全国のローカル線の中でも人気路線として知られているのが南九州の肥薩線で、ここにはユニークな観光列車が多数走っている。まず、熊本から人吉までは昔懐かしい「SL人吉」に乗る。機関車自体は大正生まれの古豪だが、客車は最近の車両をレトロ風に改造したものだ。最後尾には展望室があり、列車中ほどには売店と軽食コーナーがある。列車は球磨川の急流に沿って走り、右に左に移りゆく様子を眺めたいなら、展望室に行くとよい。景色を眺めるのに疲れたら、書斎風のソファー席もあるので、一休みできる。

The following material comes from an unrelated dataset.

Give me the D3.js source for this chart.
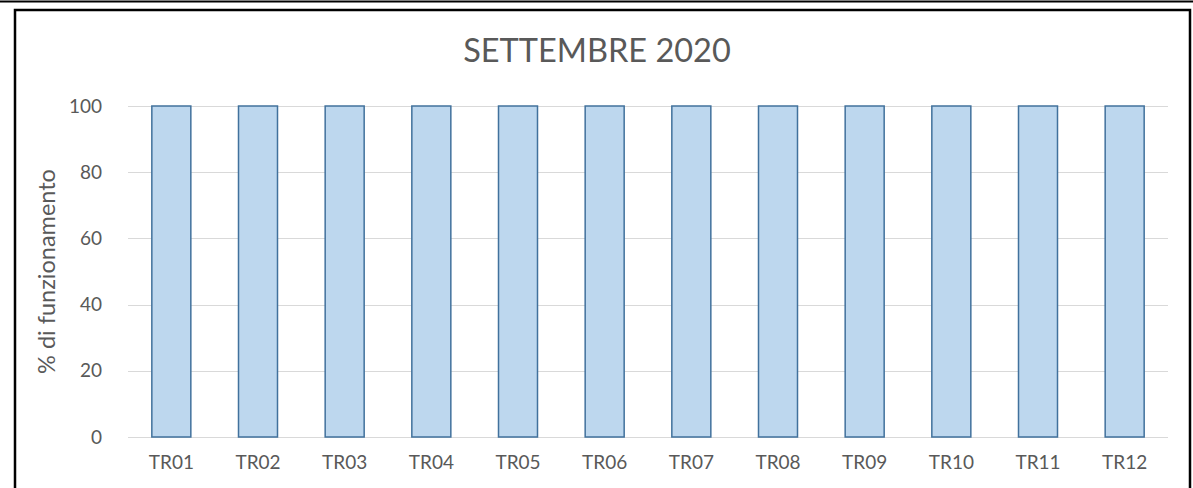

人吉から吉松にかけての山越え区間は、ループ線とスイッチバックという旧式の線路配置で峠に挑む。こうした状況は鉄道に詳しくないと分かりづらいものだが、車内の女性アテンダントが説明してくれるので助かる。また日本三大車窓と呼ばれる絶景ポイントも、観光列車なら、臨時停車の上、アテンダントが窓を開けるのを手伝ってくれるので写真も撮りやすい。まさに至れり尽くせりの旅が可能なのだ。
鹿児島からの帰りは、九州新幹線で一直線に戻れる。肥薩線のようなのどかさはないけれど、「つばめ」の工夫された車内は、他の新幹線と違って実に心地よい。このようにバリエーション豊かな列車を乗り継ぐ旅は、単なる移動手段ではなく、それ自体が楽しみとなる。次は、飛行機やクルマではなく、ぜひ鉄道旅行をお試しあれ。